Ryan: Nobody is proposing to send troops to Syria — American troops…we agree with the same red line, actually, [as the Obama Administration does] on chemical weapons, but not putting American troops in, other than to secure those chemical weapons. They’re right about that.

The differences highlighted by Ryan were second-order issues, or as he said about Afghanistan: “We’ve disagreed from time to time on a few issues.” That’s hardly a battle cry for GOP presidential nominee Mitt Romney to scream if he thinks President Obama is really blowing it when it comes to U.S. national security.

Defense spending also flashed by.

“The military says we need a smaller, leaner Army,” Biden said. “We need more special forces; we don’t need more M-1 tanks. What we need is more UAVs…that was the decision of the Joint Chiefs of Staff, recommended to us and agreed to by the President. That’s a fact.” True, but generals picked by Presidents too often engage in White House groupthink.

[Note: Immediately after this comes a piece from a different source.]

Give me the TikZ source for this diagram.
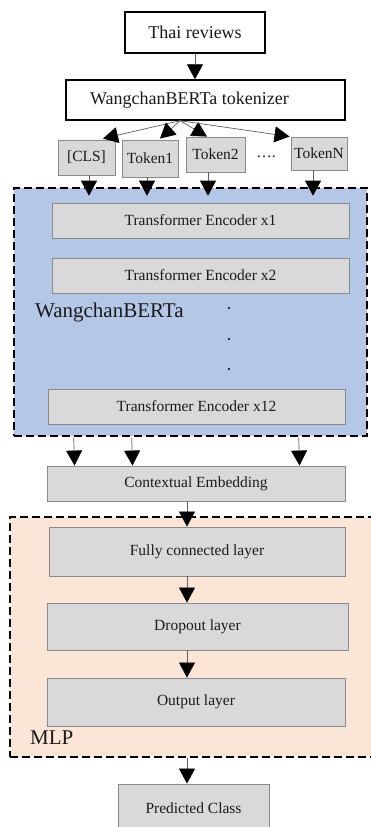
\documentclass[tikz,border=0pt]{standalone}
\usepackage{fontspec}
\setmainfont{Liberation Serif}
\usetikzlibrary{arrows.meta,calc}
\definecolor{bertblue}{HTML}{B4C7E7}
\definecolor{mlppeach}{HTML}{FBE5D6}
\definecolor{boxgray}{HTML}{D9D9D9}
\definecolor{edgegray}{HTML}{8A8A8A}
\definecolor{txt}{HTML}{1A1A1A}
\begin{document}
\begin{tikzpicture}[x=1pt,y=-1pt,
  wbox/.style={draw=black, line width=1.4pt, fill=white, inner sep=0pt, font=\fontsize{18}{21}\selectfont, text=txt},
  gbox/.style={draw=edgegray, line width=0.9pt, fill=boxgray, inner sep=0pt, font=\fontsize{15.5}{18}\selectfont, text=txt},
  groupbox/.style={draw=black, line width=2.6pt, dash pattern=on 8pt off 4pt, inner sep=0pt},
  arr/.style={draw=gray!75!black, line width=0.7pt, -{Triangle[width=16pt,length=15pt,color=black]}},
  bigtext/.style={font=\fontsize{21}{24}\selectfont, text=txt, inner sep=0pt},
]
\useasboundingbox (0,0) rectangle (371,827);
\clip (0,0) rectangle (371,827);
\fill[white] (0,0) rectangle (371,827);

% group boxes
\node[groupbox, fill=bertblue, minimum width=353pt, minimum height=248pt] (bert) at (190.5,312) {};
\node[groupbox, fill=mlppeach, minimum width=375pt, minimum height=240pt] (mlp) at (197.5,637) {};

% top boxes
\node[wbox, minimum width=140pt, minimum height=41pt] (thai) at (195,32.5) {Thai reviews};
\node[wbox, minimum width=279pt, minimum height=40pt] (tok) at (205.5,100) {};
\node[font=\fontsize{18}{21}\selectfont, text=txt, inner sep=0pt] (toktext) at (189.5,100) {WangchanBERTa tokenizer};

% tokens
\node[gbox, minimum width=57pt, minimum height=35pt] (cls) at (86.5,157.5) {[CLS]};
\node[gbox, minimum width=56pt, minimum height=37pt] (t1) at (150,158.5) {Token1};
\node[gbox, minimum width=59pt, minimum height=35pt] (t2) at (215.5,154.5) {Token2};
\node[gbox, minimum width=56pt, minimum height=33pt] (tn) at (319,153.5) {TokenN};
\node[font=\fontsize{15.5}{18}\selectfont, text=txt, inner sep=0pt] (dots) at (266,157) {\dots.};

% encoders
\node[gbox, minimum width=297pt, minimum height=35pt] (enc1) at (200.5,220.5) {Transformer Encoder x1};
\node[gbox, minimum width=297pt, minimum height=35pt] (enc2) at (200.5,275.5) {Transformer Encoder x2};
\node[gbox, minimum width=297pt, minimum height=35pt] (enc12) at (196.5,406.5) {Transformer Encoder x12};
\node[bigtext, anchor=west] (bertlabel) at (35,312) {WangchanBERTa};
\fill[black] (229,308) circle (1.1pt) (229,339) circle (1.1pt) (229,369) circle (1.1pt);

% contextual embedding
\node[gbox, minimum width=298pt, minimum height=35pt] (ce) at (196,483.5) {Contextual Embedding};

% MLP
\node[gbox, minimum width=296pt, minimum height=49pt] (fc) at (197,551.5) {Fully connected layer};
\node[gbox, minimum width=301pt, minimum height=47pt] (drop) at (197.5,626.5) {Dropout layer};
\node[gbox, minimum width=298pt, minimum height=48pt] (out) at (196,702) {Output layer};
\node[bigtext, anchor=west] (mlplabel) at (30,738) {MLP};

% predicted
\node[gbox, minimum width=151pt, minimum height=48pt] (pred) at (193.5,808) {Predicted Class};

\coordinate (ax) at (187,0);

% arrows
\draw[arr] (thai.south) -- (thai.south |- tok.north);
\coordinate (fan) at ($(tok.south)+(-25.5,0)$);
\draw[arr] (fan) -- ($(cls.north)+(16.5,-1)$);
\draw[arr] (fan) -- ($(t1.north)+(10,-1)$);
\draw[arr] (fan) -- ($(t2.north)+(-8.5,0)$);
\draw[arr] (fan) -- ($(tn.north west)+(-1,0)$);

\draw[arr] ($(cls.south)+(2.5,0)$) -- ($(bert.north)+(-101.5,9)$);
\draw[arr] ($(t1.south)+(-3,0)$) -- ($(bert.north)+(-43.5,9)$);
\draw[arr] ($(t2.south)+(-7.5,0)$) -- ($(bert.north)+(17.5,9)$);
\draw[arr] ($(tn.south)+(-6,0)$) -- ($(bert.north)+(122.5,9)$);

\draw[arr] ($(bert.south west)+(61,0)$) -- ($(ce.north west)+(28,0)$);
\draw[arr] ($(bert.south west)+(119,0)$) -- ($(ce.north west)+(86,0)$);
\draw[arr] ($(bert.south west)+(286,0)$) -- ($(ce.north west)+(253,0)$);

\draw[arr] (ce.south -| ax) -- (fc.north -| ax);
\draw[arr] (fc.south -| ax) -- (drop.north -| ax);
\draw[arr] (drop.south -| ax) -- (out.north -| ax);
\draw[arr] (mlp.south -| ax) -- (pred.north -| ax);
\end{tikzpicture}
\end{document}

Ryan said half of Romney’s plan to boost defense spending by $2 trillion simply consists of not letting a $1 trillion reduction in future defense spending happen. Roughly half of that trillion has already been trimmed from the Pentagon’s spending plan over the next decade (the budget would continue to grow, but not as fast as inflation). The second $500 billion would be cut if the automatic spending cuts known as sequestration happens early next year.

“If these cuts go through, our Navy will be the smallest it has been since before World War I – this invites weakness,” Ryan said. “Look, do we believe in peace through strength? You bet we do. And that means you don’t impose these devastating cuts on our military. So we’re saying don’t cut the military by a trillion dollars.”